The Student News Site of Tarrant County College

The Collegian

The Student News Site of Tarrant County College

The Collegian

Teenage superheroes destroy Seattle in indie-style movie

High school senior Andrew (Dane DeHaan) uses telekinesis, a superpower he gained from a glowing alien found in a hole.
Photo courtesy 20th Century Fox
High school senior Andrew (Dane DeHaan) uses telekinesis, a superpower he gained from a glowing alien found in a hole. Photo courtesy 20th Century Fox

By Kelli Henderson/entertainment editor

Chronicle is not your average superhero movie. The characters of the film do not have capes or spandex, do not have catch phrases and do not try to save anyone, except themselves. This film is a fresh insight to superpowers and what they can do to a person’s body and mind.

High school senior Andrew (Dane DeHaan) uses telekinesis, a superpower he gained from a glowing alien found in a hole.
Photo courtesy 20th Century Fox

Andrew (Dane DeHaan) is a high school senior and not the most popular boy around. He has no friends and lives on a troubled street in Seattle with an abusive drunk father and a dying mother. Andrew along with his cousin Matt (Alex Russell), a philosophical pothead, and Steve (Michael B. Jordan), a fast-talking ladies man, stumble upon a cavernous hole and encounter an alien life form. The massive glowing creature gives off high-pitch sound waves, frequencies high enough to mess with Andrew’s camera. After receiving some form of radiation powers, the boys wake to find they have super strength and telekinesis.

After they discover their superpowers, Andrew decides the boys should strengthen their powers and take their abilities to the next level. Unfortunately, the boys soon find out that dabbling with the dark side of their powers is a dangerous thing. This film can sometimes come across as a school nerd’s ultimate revengeful daydream.

The whole movie is shot through hand-held cameras or police-dashboard and security cameras. The genre known as found footage brings the movie and audience together as a whole. Director Josh Trank said because the genre of filming has become so widespread and popular in the past 10 years, viewers have come to expect certain things from the photography.

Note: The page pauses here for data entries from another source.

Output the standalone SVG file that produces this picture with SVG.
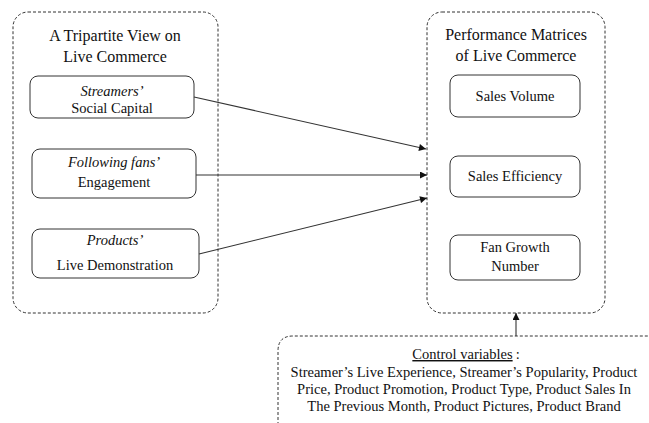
<svg xmlns="http://www.w3.org/2000/svg" width="649" height="423" viewBox="0 0 649 423">
<style>
.grp{fill:none;stroke:#333;stroke-width:1;stroke-dasharray:3 2}
.node{fill:#fff;stroke:#333;stroke-width:1}
.edge{stroke:#333;stroke-width:1.1;fill:none;marker-end:url(#ah)}
</style>
<defs>
<marker id="ah" viewBox="0 0 10 10" refX="10" refY="5" markerWidth="9" markerHeight="7" markerUnits="userSpaceOnUse" orient="auto">
<path d="M0,0 L10,5 L0,10 z" fill="#111"/>
</marker>
</defs>
<rect width="649" height="423" fill="#fff"/>
<g font-family="Liberation Serif" fill="#111" text-anchor="middle">
<g id="group-left" font-size="16">
<rect class="grp" x="13" y="12" width="205" height="301" rx="15"/>
<text x="115" y="41">A Tripartite View on</text>
<text x="115" y="62">Live Commerce</text>
</g>
<g id="group-right" font-size="16">
<rect class="grp" x="427" y="12" width="178" height="301" rx="15"/>
<text x="516" y="40">Performance Matrices</text>
<text x="516" y="61">of Live Commerce</text>
</g>
<g id="node-social-capital" font-size="14.5">
<rect class="node" x="30" y="76" width="164" height="42" rx="8"/>
<text x="112" y="96" font-style="italic">Streamers’</text>
<text x="112" y="113">Social Capital</text>
</g>
<g id="node-engagement" font-size="14.5">
<rect class="node" x="32" y="149" width="164" height="49" rx="8"/>
<text x="114" y="167" font-style="italic">Following fans’</text>
<text x="114" y="187">Engagement</text>
</g>
<g id="node-live-demo" font-size="14.5">
<rect class="node" x="32" y="229" width="167" height="49" rx="8"/>
<text x="115" y="245" font-style="italic">Products’</text>
<text x="115" y="270">Live Demonstration</text>
</g>
<g id="node-sales-volume" font-size="14.5">
<rect class="node" x="450" y="75" width="130" height="42" rx="8"/>
<text x="515" y="101">Sales Volume</text>
</g>
<g id="node-sales-efficiency" font-size="14.5">
<rect class="node" x="450" y="156" width="130" height="41" rx="8"/>
<text x="515" y="181">Sales Efficiency</text>
</g>
<g id="node-fan-growth" font-size="14.5">
<rect class="node" x="450" y="235" width="130" height="45" rx="8"/>
<text x="515" y="252">Fan Growth</text>
<text x="515" y="271">Number</text>
</g>
<g id="node-control" font-size="14.5">
<path class="grp" d="M278,430 L278,351 Q278,336 293,336 L660,336"/>
<text x="466" y="359"><tspan text-decoration="underline">Control variables</tspan><tspan dx="3">:</tspan></text>
<text x="464" y="377">Streamer’s Live Experience, Streamer’s Popularity, Product</text>
<text x="464" y="394">Price, Product Promotion, Product Type, Product Sales In</text>
<text x="464" y="411">The Previous Month, Product Pictures, Product Brand</text>
</g>
</g>
<g id="connectors">
<line class="edge" x1="194" y1="97" x2="426" y2="149"/>
<line class="edge" x1="196" y1="175" x2="427" y2="175"/>
<line class="edge" x1="199" y1="254" x2="427" y2="198"/>
<line class="edge" x1="516" y1="336" x2="516" y2="313"/>
</g>
</svg>
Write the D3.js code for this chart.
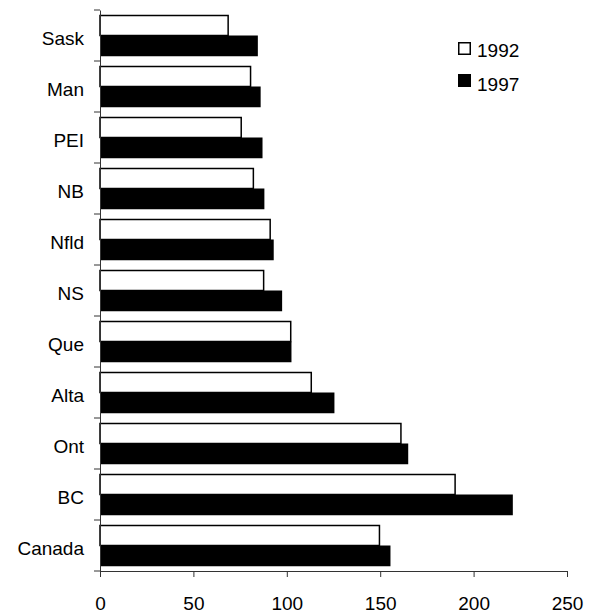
<!DOCTYPE html>
<html>
<head>
<meta charset="utf-8">
<script src="https://cdn.jsdelivr.net/npm/d3@7"></script>
<style>
  html, body { margin: 0; padding: 0; background: #fff; }
  svg { display: block; }
  text { font-family: "Liberation Sans", Arial, sans-serif; fill: #000; }
</style>
</head>
<body>
<script>
// Provinces listed top to bottom, with one value per year
const categories = ["Sask", "Man", "PEI", "NB", "Nfld", "NS", "Que", "Alta", "Ont", "BC", "Canada"];
const years = ["1992", "1997"];
const values1992 = [69, 81, 76, 82.5, 91.5, 88, 102.5, 113.5, 161.5, 190.5, 150];
const values1997 = [84.5, 86, 87, 88, 93, 97.5, 102.5, 125.5, 165, 221, 155.5];
const xTicks = [0, 50, 100, 150, 200, 250];

const W = 594, H = 614;
const plotLeft = 100, plotRight = 567, plotTop = 10, plotBottom = 571;

const svg = d3.select("body").append("svg")
  .attr("width", W).attr("height", H);

const x = d3.scaleLinear().domain([0, 250]).range([plotLeft, plotRight]);
const y = d3.scaleBand().domain(categories).range([plotTop, plotBottom]).padding(0);
const sub = d3.scaleBand().domain(years).range([0, y.bandwidth()])
  .paddingInner(0).paddingOuter(0.229);

const rows = categories.map((c, i) => ({ cat: c, v: [values1992[i], values1997[i]] }));

// bars: outlined white for 1992, solid black for 1997
const g = svg.append("g");
rows.forEach(r => {
  years.forEach((yr, j) => {
    const isOld = j === 0;
    g.append("rect")
      .attr("x", x(0))
      .attr("y", y(r.cat) + sub(yr) + (isOld ? 0.75 : 0))
      .attr("width", x(r.v[j]) - x(0) - (isOld ? 0.75 : 0))
      .attr("height", sub.bandwidth() - (isOld ? 0.75 : 0))
      .attr("fill", isOld ? "#fff" : "#000")
      .attr("stroke", isOld ? "#000" : "none")
      .attr("stroke-width", 1.5);
  });
});

// x axis
const xAxis = svg.append("g")
  .attr("transform", `translate(0,${plotBottom})`)
  .call(d3.axisBottom(x).tickValues(xTicks).tickSize(6).tickSizeOuter(0).tickPadding(23));
xAxis.selectAll("text").style("font-size", "19px").attr("dy", 0)
  .attr("dominant-baseline", "auto").attr("y", 39);
xAxis.selectAll("line, path").attr("stroke", "#333");

// y axis: category labels centred on bands
const yAxis = svg.append("g")
  .attr("transform", `translate(${plotLeft},0)`)
  .call(d3.axisLeft(y).tickSize(0).tickPadding(16));
yAxis.selectAll("text").style("font-size", "19px").attr("dy", "0.5em");
yAxis.select(".domain").attr("stroke", "#333");

// tick marks at band boundaries
const bounds = categories.map(c => y(c)).concat([y.range()[1]]);
svg.append("g").selectAll("line").data(bounds).join("line")
  .attr("x1", plotLeft - 6).attr("x2", plotLeft)
  .attr("y1", d => d).attr("y2", d => d)
  .attr("stroke", "#333").attr("stroke-width", 1);

// legend
const legend = svg.append("g");
years.forEach((yr, j) => {
  const ly = 42 + j * 32;
  const isOld = j === 0;
  legend.append("rect")
    .attr("x", isOld ? 458.75 : 458).attr("y", isOld ? ly + 0.75 : ly)
    .attr("width", isOld ? 11.5 : 13).attr("height", isOld ? 11.5 : 13)
    .attr("fill", isOld ? "#fff" : "#000")
    .attr("stroke", isOld ? "#000" : "none")
    .attr("stroke-width", 1.5);
  legend.append("text")
    .attr("x", 477).attr("y", ly + 15 + j * 2)
    .style("font-size", "19px")
    .text(yr);
});
</script>
</body>
</html>
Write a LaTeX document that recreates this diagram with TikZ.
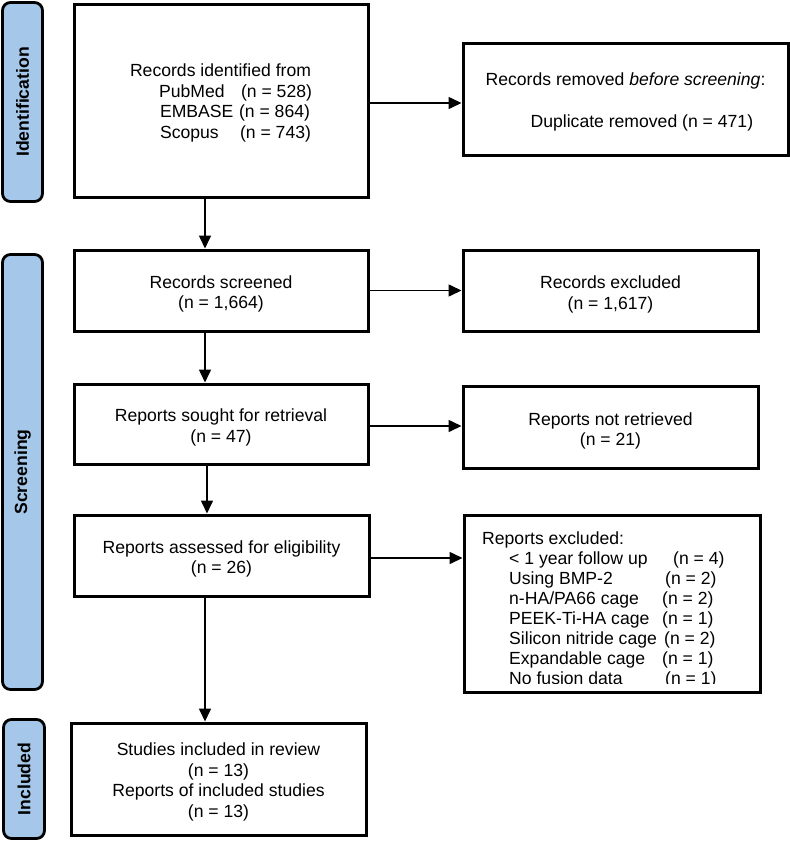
\documentclass[tikz,border=0pt]{standalone}
\usepackage{fontspec}
\setmainfont{Liberation Sans}
\usetikzlibrary{arrows.meta}
\definecolor{barblue}{RGB}{165,200,234}
\begin{document}
\begin{tikzpicture}[x=1pt,y=-1pt,
  txt/.style={font=\fontsize{17.6}{20.7}\selectfont, inner sep=0pt, align=center},
  box/.style={draw, line width=3pt, fill=white, inner sep=0pt},
  bar/.style={draw, line width=2.8pt, fill=barblue, rounded corners=8pt, inner sep=0pt},
  barlabel/.style={rotate=90, inner sep=0pt, font=\fontsize{17.6}{20.7}\selectfont\bfseries},
  arr/.style={line width=1.6pt, -{Triangle[length=13pt,width=12pt]}}]
\useasboundingbox (0,0) rectangle (790,841);

% side bars
\node[bar, minimum width=40pt, minimum height=199pt] (bid) at (22.5,102) {};
\node[barlabel] (bidtxt) at (bid.center) {Identification};
\node[bar, minimum width=40pt, minimum height=435pt] (bscr) at (22.5,472) {};
\node[barlabel] (bscrtxt) at (bscr.center) {Screening};
\node[bar, minimum width=41pt, minimum height=119pt] (binc) at (24,779) {};
\node[barlabel] (binctxt) at (binc.center) {Included};

% left column boxes
\node[box, minimum width=294pt, minimum height=193pt] (id) at (221,100.5) {};
\node[box, minimum width=294pt, minimum height=81pt] (scr) at (221,290.5) {};
\node[box, minimum width=294pt, minimum height=80pt] (sought) at (221,424) {};
\node[box, minimum width=295pt, minimum height=81pt] (assess) at (221.5,555.5) {};
\node[box, minimum width=295pt, minimum height=112pt] (incl) at (218.5,779) {};

% right column boxes
\node[box, minimum width=325pt, minimum height=112pt] (rem) at (625.5,99) {};
\node[box, minimum width=295pt, minimum height=81pt] (exc) at (610.5,290.5) {};
\node[box, minimum width=295pt, minimum height=82pt] (notret) at (610.5,427) {};
\node[box, minimum width=296pt, minimum height=177pt] (rexc) at (612,603.5) {};

% texts
\node[txt] (idtxt) at ([yshift=-3pt]id.center)
  {\begin{tabular}{@{}l@{}}Records identified from\\
   \hspace*{29pt}\makebox[82pt][l]{PubMed}(n = 528)\\
   \hspace*{30pt}\makebox[79pt][l]{EMBASE}(n = 864)\\
   \hspace*{30pt}\makebox[80pt][l]{Scopus}(n = 743)\end{tabular}};
\node[txt] (scrtxt) at ([yshift=-3.5pt]scr.center) {Records screened\\(n = 1,664)};
\node[txt] (soughttxt) at ([yshift=-3.5pt]sought.center) {Reports sought for retrieval\\(n = 47)};
\node[txt] (assesstxt) at ([yshift=-3.5pt]assess.center) {Reports assessed for eligibility\\(n = 26)};
\node[txt] (incltxt) at ([yshift=-3pt]incl.center)
  {Studies included in review\\(n = 13)\\Reports of included studies\\(n = 13)};
\node[txt] (remtxt) at ([yshift=-3pt]rem.center)
  {\begin{tabular}{@{}l@{}}Records removed \textit{before screening}:\\[21.3pt]
   \hspace*{45pt}Duplicate removed (n = 471)\end{tabular}};
\node[txt] (exctxt) at ([yshift=-4pt]exc.center) {Records excluded\\(n = 1,617)};
\node[txt] (notrettxt) at ([yshift=-4pt]notret.center) {Reports not retrieved\\(n = 21)};
\begin{scope}
  \clip (463,514) rectangle (761,683);
  \node[anchor=north west, inner sep=0pt, font=\fontsize{17.6}{20.1}\selectfont] (rexctxt) at (482,530)
  {\begin{tabular}{@{}l@{}}Reports excluded:\\
   \hspace*{27pt}\makebox[164pt][l]{< 1 year follow up}(n = 4)\\
   \hspace*{27pt}\makebox[156pt][l]{Using BMP-2}(n = 2)\\
   \hspace*{27pt}\makebox[153pt][l]{n-HA/PA66 cage}(n = 2)\\
   \hspace*{27pt}\makebox[153pt][l]{PEEK-Ti-HA cage}(n = 1)\\
   \hspace*{27pt}\makebox[155pt][l]{Silicon nitride cage}(n = 2)\\
   \hspace*{27pt}\makebox[153pt][l]{Expandable cage}(n = 1)\\
   \hspace*{27pt}\makebox[156pt][l]{No fusion data}(n = 1)\end{tabular}};
\end{scope}

% connectors
\coordinate (vx) at (205,0);
\coordinate (vx2) at (207,0);
\draw[arr] ([yshift=-2.5pt]id.east) -- ([yshift=-2.5pt]id.east -| rem.west);
\draw[arr] (scr.east) -- (scr.east -| exc.west);
\draw[arr] ([yshift=-2pt]sought.east) -- ([yshift=-2pt]sought.east -| notret.west);
\draw[arr] ([yshift=-2.5pt]assess.east) -- ([yshift=-2.5pt]assess.east -| rexc.west);
\draw[arr] (id.south -| vx) -- (scr.north -| vx);
\draw[arr] (scr.south -| vx) -- (sought.north -| vx);
\draw[arr] (sought.south -| vx2) -- (assess.north -| vx2);
\draw[arr] (assess.south -| vx) -- (incl.north -| vx);
\end{tikzpicture}
\end{document}
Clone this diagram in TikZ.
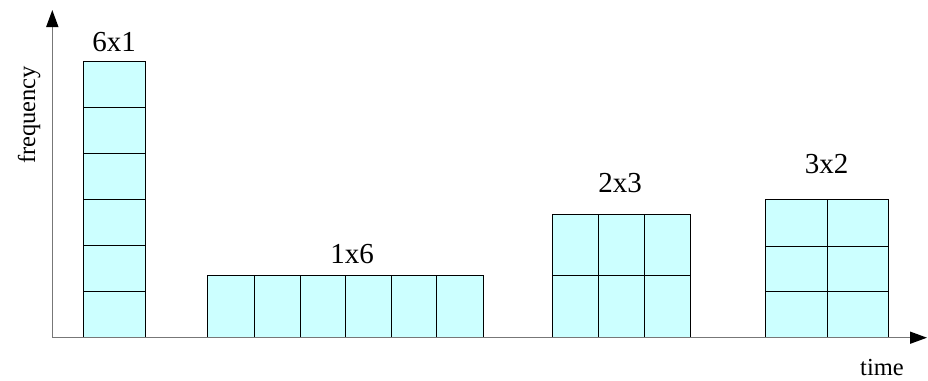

“We wanted to start this film kind of like a fake-out. We feel like we are watching this personal documentary where this kid has got personal issues going on in his home life and this is his way of sort of taking action, by creating this barrier between himself and the real world,” Trank said in a Collider.com interview. “And then 15 minutes into the film, it takes this unexpected twist, and the style of this found footage film evolves with the telekinesis and the experience of what they’re going through.”

The film is not full of shaky scenes or footage like one would see in Cloverfield or Quarantine. This little change in photography freshens the movie and instantly changes it from any other superhero movies made. It brings the audience in and makes it hard to distinguish which side of the camera one is on.

Trank took a concept normally restrained to horror films and has successfully transitioned it to an action film. It works to the film’s advantage.

Chronicle has funny sides to it as well. Just imagine any senior boy getting powers and the things they would do with them. They wouldn’t go out and save people from burning buildings. They would videotape baseballs being thrown at each other’s bodies to see them feel the pain but not break bones. The film’s comical moments resemble a PG-13 rated supernatural form of Jackass.

Chronicle isn’t a film that will receive Oscars, but a movie that captures a whole new side of a theme that has been filmed for generations and does it properly is worth seeing.